The events of the last six months have created a shift in which we are all finding ourselves talking about the issues of discrimination and many voices and new allies are now speaking up. The murder of George Floyd has also touched our humanity and reignited with fervour the Black Lives Matter movement; and then of course there is the drowning of the statue of slave trader Edward Colston in our city which set off a global reaction.
On elevating black people’s voices, use your voice to amplify and champion ours so that we are heard and respected. Welcome and support your black colleague or friend’s contributions and stand against any discrimination, whether in a meeting or with a group of your friends. Speak up and be prepared to be uncomfortable talking about race. You will need to push through this discomfort if you are to become a true ally to black communities – understand your privilege and use it for good. On a practical level, seek out local black-led voluntary groups and charities, many of whom are providing community care and support and educational services in our communities. Contact your local Council for Voluntary Service (CVS) and reach out to local black churches who also provide a range of charitable support to communities.”
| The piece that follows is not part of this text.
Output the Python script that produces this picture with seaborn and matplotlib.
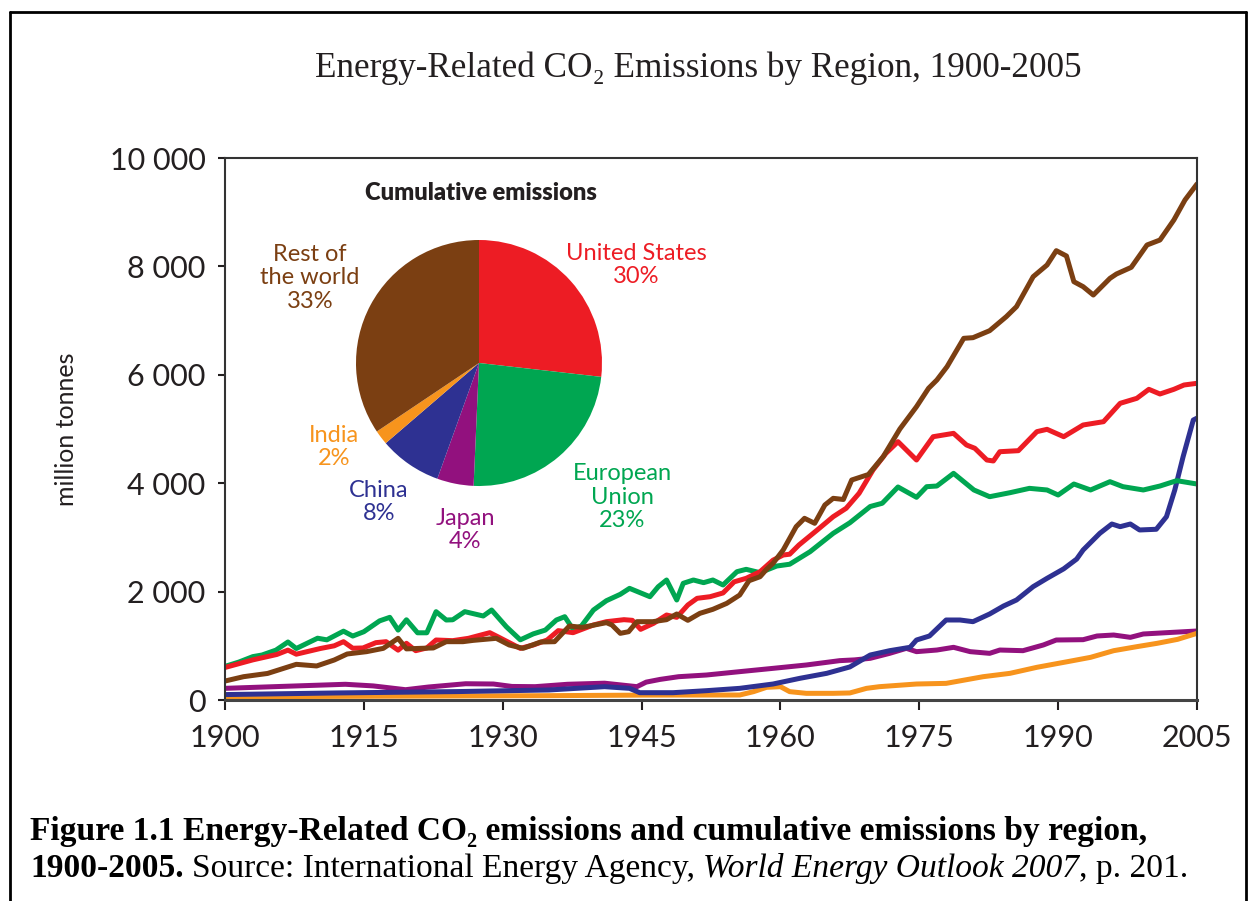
import numpy as np
import pandas as pd
import seaborn as sns
import matplotlib.pyplot as plt
from matplotlib.lines import Line2D

# annual energy-related CO2 emissions, million tonnes
us_years = [1900, 1903, 1905.6, 1906.8, 1907.7, 1910.3, 1911.8, 1912.8, 1913.8, 1914.9, 1916.3, 1917.4,
            1918.7, 1919.6, 1920.6, 1921.8, 1922.8, 1924.6, 1926.3, 1928.6, 1929.6, 1931.9, 1933.3, 1934.8,
            1936, 1937.6, 1939.8, 1941.2, 1943.1, 1944, 1944.9, 1946.3, 1947.7, 1948.8, 1950, 1951,
            1952.4, 1953.8, 1955, 1956.3, 1957.8, 1959.2, 1960.3, 1961, 1962, 1963, 1964, 1965.7, 1967.1,
            1968.5, 1970, 1971.4, 1972.7, 1974.7, 1976.5, 1978.7, 1980.1, 1981, 1982.3, 1983, 1983.7,
            1985.7, 1987.7, 1988.8, 1990.6, 1992.7, 1994.9, 1996.7, 1998.5, 1999.8, 2001, 2002.5, 2003.6, 2005]
us_vals = [600, 740, 840, 920, 845, 950, 1000, 1076, 955, 960, 1058, 1076,
           920, 1046, 910, 960, 1107, 1095, 1138, 1242, 1156, 953, 1015, 1107,
           1280, 1242, 1384, 1445, 1482, 1470, 1304, 1415, 1568, 1525, 1753, 1876,
           1906, 1975, 2180, 2245, 2367, 2580, 2675, 2690, 2860, 3000, 3140, 3382, 3537,
           3814, 4244, 4552, 4766, 4428, 4858, 4920, 4705, 4644, 4428, 4410, 4581,
           4600, 4951, 4994, 4858, 5074, 5135, 5474, 5566, 5732, 5646, 5732, 5812, 5843]

eu_years = [1900, 1901.5, 1903, 1904, 1905.5, 1906.8, 1907.7, 1910, 1911, 1912.8, 1913.8, 1915,
            1916.7, 1917.8, 1918.7, 1919.6, 1920.8, 1921.8, 1922.8, 1923.9, 1924.6, 1925.9, 1927.9,
            1928.8, 1930.4, 1931.9, 1933.3, 1934.6, 1935.8, 1936.7, 1937.6, 1938.5, 1939.8, 1941.2,
            1942.7, 1943.7, 1945.9, 1946.8, 1947.7, 1948.8, 1949.5, 1950.6, 1951.7, 1952.7, 1953.8,
            1955.3, 1956.3, 1957.8, 1959.6, 1961, 1963.2, 1965.7, 1967.5, 1969.7, 1971, 1972.7, 1974.7,
            1975.8, 1976.9, 1978.7, 1980.9, 1982.6, 1984.8, 1986.9, 1988.8, 1990, 1991.7, 1993.5,
            1995.6, 1997, 1999.2, 2001, 2002.8, 2005]
eu_vals = [620, 700, 800, 830, 920, 1070, 950, 1140, 1110, 1270, 1180, 1260,
           1460, 1525, 1290, 1480, 1240, 1240, 1630, 1476, 1480, 1630, 1550,
           1660, 1350, 1110, 1220, 1290, 1476, 1537, 1304, 1365, 1660, 1832,
           1950, 2060, 1906, 2090, 2214, 1845, 2153, 2214, 2165, 2214, 2122,
           2367, 2411, 2349, 2472, 2505, 2736, 3075, 3270, 3570, 3630, 3930, 3740,
           3936, 3948, 4182, 3875, 3751, 3825, 3905, 3875, 3782, 3985, 3875,
           4028, 3936, 3875, 3948, 4047, 3985]

row_years = [1900, 1902, 1904.6, 1907.7, 1909.9, 1911.8, 1913.2, 1915.3, 1917.1, 1918.7, 1919.6,
             1921.1, 1922.5, 1923.9, 1925.7, 1926.8, 1929.3, 1930.7, 1932.2, 1934.1, 1935.6, 1937.2,
             1938.6, 1941.2, 1941.8, 1942.7, 1943.6, 1944.5, 1946.2, 1947.7, 1948.8, 1950, 1951.3,
             1952.7, 1954.2, 1955.6, 1956.6, 1957.8, 1958.5, 1959.2, 1960.3, 1961.7, 1962.6, 1963.7,
             1964.8, 1965.7, 1966.8, 1967.7, 1969.5, 1971.1, 1972.9, 1974.7, 1976, 1976.9, 1978,
             1979.8, 1980.8, 1982.6, 1984.4, 1985.5, 1987.3, 1988.8, 1989.8, 1990.9, 1991.7, 1992.7,
             1993.8, 1995.6, 1996.3, 1997.9, 1999.6, 2001, 2002.5, 2003.7, 2005]
row_vals = [350, 430, 490, 658, 628, 738, 849, 892, 953, 1138, 943,
            953, 960, 1076, 1076, 1100, 1138, 1015, 953, 1070, 1076, 1365,
            1340, 1427, 1384, 1230, 1260, 1445, 1445, 1482, 1587, 1470, 1599,
            1673, 1783, 1937, 2200, 2275, 2411, 2521, 2768, 3198, 3352, 3260,
            3598, 3721, 3700, 4059, 4160, 4489, 5000, 5412, 5751, 5904, 6150,
            6673, 6685, 6814, 7073, 7257, 7810, 8026, 8290, 8192, 7718, 7626,
            7472, 7780, 7860, 7983, 8395, 8487, 8856, 9225, 9520]

japan_years = [1900, 1906, 1913, 1916, 1919.5, 1922, 1926, 1929, 1931, 1933.5, 1937, 1941, 1944.5,
               1945.5, 1947, 1949, 1952, 1955.6, 1959.2, 1962.8, 1966.4, 1968, 1969.7, 1971.8, 1973.6,
               1974.7, 1976.9, 1978.7, 1980.5, 1982.6, 1983.7, 1986.2, 1988.4, 1989.8, 1992.7, 1994.2,
               1996, 1997.8, 1999.2, 2001.7, 2005]
japan_vals = [215, 250, 290, 260, 190, 240, 300, 295, 250, 246, 290, 310, 246,
              330, 380, 430, 461, 523, 584, 646, 726, 740, 769, 861, 953,
              892, 922, 972, 892, 861, 922, 910, 1015, 1107, 1113, 1181,
              1199, 1156, 1218, 1242, 1273]

china_years = [1900, 1912, 1925, 1935, 1941, 1943.7, 1944.8, 1948.4, 1952, 1955.6, 1959.2, 1962.1,
               1965, 1967.5, 1969.7, 1971.8, 1974, 1974.7, 1976.1, 1977.9, 1979.4, 1980.8, 1982.6,
               1984.1, 1985.5, 1987.3, 1988.8, 1990.6, 1992, 1992.7, 1994.5, 1995.8, 1996.7, 1997.8,
               1998.8, 2000.6, 2001.7, 2002.6, 2003.5, 2004.6, 2005]
china_vals = [100, 130, 155, 185, 246, 215, 135, 135, 172, 215, 295, 400,
              492, 610, 830, 910, 972, 1107, 1181, 1476, 1476, 1445, 1587,
              1734, 1845, 2091, 2245, 2420, 2600, 2768, 3075, 3247, 3198, 3247,
              3137, 3150, 3382, 3875, 4489, 5166, 5200]

india_years = [1900, 1935, 1945, 1955.6, 1957.1, 1958.5, 1960, 1961, 1962.8, 1965.7, 1967.5, 1969.3,
               1970.7, 1974.7, 1977.9, 1981.9, 1984.8, 1987.7, 1991, 1993.5, 1996, 1998.5, 2000.7,
               2002.9, 2005]
india_vals = [60, 80, 90, 92, 154, 234, 246, 154, 123, 123, 130, 215,
              246, 295, 307, 430, 492, 603, 707, 787, 910, 984, 1046,
              1119, 1230]

# cumulative emissions pie: slice sizes as drawn, labels as printed
pie_regions = ['United States', 'European Union', 'Japan', 'China', 'India', 'Rest of the world']
pie_shares = [26.8, 23.9, 4.8, 8.2, 1.9, 34.4]
pie_labels = ['United States\n30%', 'European\nUnion\n23%', 'Japan\n4%', 'China\n8%',
              'India\n2%', 'Rest of\nthe world\n33%']

palette = {
    'United States': '#ED1C24',
    'European Union': '#00A651',
    'Japan': '#92117E',
    'China': '#2E3192',
    'India': '#F7941D',
    'Rest of the world': '#7B3F12',
}

series = {
    'Japan': (japan_years, japan_vals),
    'India': (india_years, india_vals),
    'China': (china_years, china_vals),
    'European Union': (eu_years, eu_vals),
    'United States': (us_years, us_vals),
    'Rest of the world': (row_years, row_vals),
}
frames = [pd.DataFrame({'year': y, 'value': v, 'region': name}) for name, (y, v) in series.items()]
df = pd.concat(frames, ignore_index=True)

sns.set_style('ticks')
plt.rcParams['font.family'] = ['Lato', 'DejaVu Sans']

W, H = 1249, 901
fig = plt.figure(figsize=(W / 100, H / 100), dpi=100)
ax = fig.add_axes([225 / W, 1 - 700 / H, 972 / W, 542 / H])

sns.lineplot(data=df, x='year', y='value', hue='region', hue_order=list(series.keys()),
             palette=palette, estimator=None, sort=False, linewidth=3.6, legend=False, ax=ax)

ax.set_xlim(1900, 2005)
ax.set_ylim(0, 10000)
ax.set_xticks(range(1900, 2006, 15))
ax.set_yticks(range(0, 10001, 2000))
ax.set_yticklabels(['0', '2 000', '4 000', '6 000', '8 000', '10 000'])
ax.set_xlabel('')
ax.set_ylabel('million tonnes', fontsize=18, color='#231F20')
ax.yaxis.set_label_coords((78 - 225) / 972, 0.5)
ax.tick_params(axis='both', labelsize=22, colors='#231F20', width=1.5, direction='out')
ax.tick_params(axis='y', length=5, pad=9)
ax.tick_params(axis='x', length=7, pad=10)
for side in ['left', 'top', 'right']:
    ax.spines[side].set_color('#333333')
    ax.spines[side].set_linewidth(1.5)
ax.spines['bottom'].set_color('#444444')
ax.spines['bottom'].set_linewidth(2.2)

# inset pie
pr = 123
pax = fig.add_axes([(479 - pr) / W, 1 - (363 + pr) / H, 2 * pr / W, 2 * pr / H])
pax.pie(pie_shares, colors=[palette[r] for r in pie_regions], startangle=90, counterclock=False,
        wedgeprops=dict(linewidth=0))
pax.set_xlim(-1, 1)
pax.set_ylim(-1, 1)

fig.text(481 / W, 1 - 193 / H, 'Cumulative emissions', fontsize=17, fontweight='heavy',
         color='#231F20', ha='center', va='center')
label_pos = {
    'United States': (636, 265),
    'European Union': (622, 497),
    'Japan': (465, 530),
    'China': (379, 502),
    'India': (334, 447),
    'Rest of the world': (310, 278),
}
for name, text in zip(pie_regions, pie_labels):
    x, y = label_pos[name]
    fig.text(x / W, 1 - y / H, text, fontsize=17, color=palette[name], ha='center', va='center',
             linespacing=1.15, multialignment='center')

serif = ['Liberation Serif', 'DejaVu Serif']
fig.canvas.draw()
r = fig.canvas.get_renderer()

title = fig.text(698 / W, 1 - 77 / H, 'Energy-Related CO\u2082 Emissions by Region, 1900-2005',
                 family=serif, fontsize=26, color='#231F20', ha='center', va='baseline')
title.set_fontsize(26 * 767 / title.get_window_extent(r).width)

cap1 = fig.text(30 / W, 1 - 840 / H,
                'Figure 1.1 Energy-Related CO\u2082 emissions and cumulative emissions by region,',
                family=serif, fontsize=20, fontweight='bold', color='black', ha='left', va='baseline')
cs = 20 * 1115 / cap1.get_window_extent(r).width
cap1.set_fontsize(cs)

gap = 0.25 * cs * 100 / 72
pieces = [('1900-2005.', 'normal', 'bold', gap),
          ('Source: International Energy Agency,', 'normal', 'normal', gap),
          ('World Energy Outlook 2007', 'italic', 'normal', 0),
          (', p. 201.', 'normal', 'normal', 0)]
xp = 30
for s, st, wt, g in pieces:
    t = fig.text(xp / W, 1 - 877 / H, s, family=serif, fontsize=cs, fontstyle=st, fontweight=wt,
                 color='black', ha='left', va='baseline')
    xp = t.get_window_extent(r).x1 + g

# frame around the figure
frame_kw = dict(color='black', linewidth=2, transform=fig.transFigure)
fig.add_artist(Line2D([10 / W, 10 / W], [0, 1 - 12 / H], **frame_kw))
fig.add_artist(Line2D([10 / W, 1246 / W], [1 - 12 / H, 1 - 12 / H], **frame_kw))
fig.add_artist(Line2D([1246 / W, 1246 / W], [0, 1 - 12 / H], **frame_kw))

fig.savefig('out.png', dpi=100)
Alisha Hall, founder of The Liberation Initiatives
Alisha Hall founded The Liberation Initiatives in July 2020 in the wake of the Black Lives Matter movement. The consultancy connects organisations with under-represented communities and marginalised people who are disadvantaged due to systemic racism – it has since provided vital support to those in need.
“Black History Month is a time to highlight everyone’s history. Our history is your history. It’s a time to celebrate amazing talent from our community like Stormzy, Naomi Campbell and Cynthia Erivo – talent which is often overlooked but would otherwise be celebrated for their achievements if they were white. It’s a time to question where we are as a community and how we can move forward with allies. It’s a time to educate everyone on the origins of black people, the royalty which runs through our veins pre slavery, the horrific act of slavery itself, and how systemic racism has influenced where we are now.
In light of this year’s Black Lives Matter movement, finally the world is listening to us. By witnessing the murder of George Floyd during lockdown, non-black people had no choice but to see what has been happening for centuries and finally, we have a space to tell our truths and experiences. The UK wouldn’t be a developed country and the fourth richest in the world without slavery and free labour endured by my ancestors. The profits were used to advance this country and therefore all the benefits non-black people have today stemmed from us. It’s imperative we acknowledge Black History Month until our history is taught beyond the month of October.”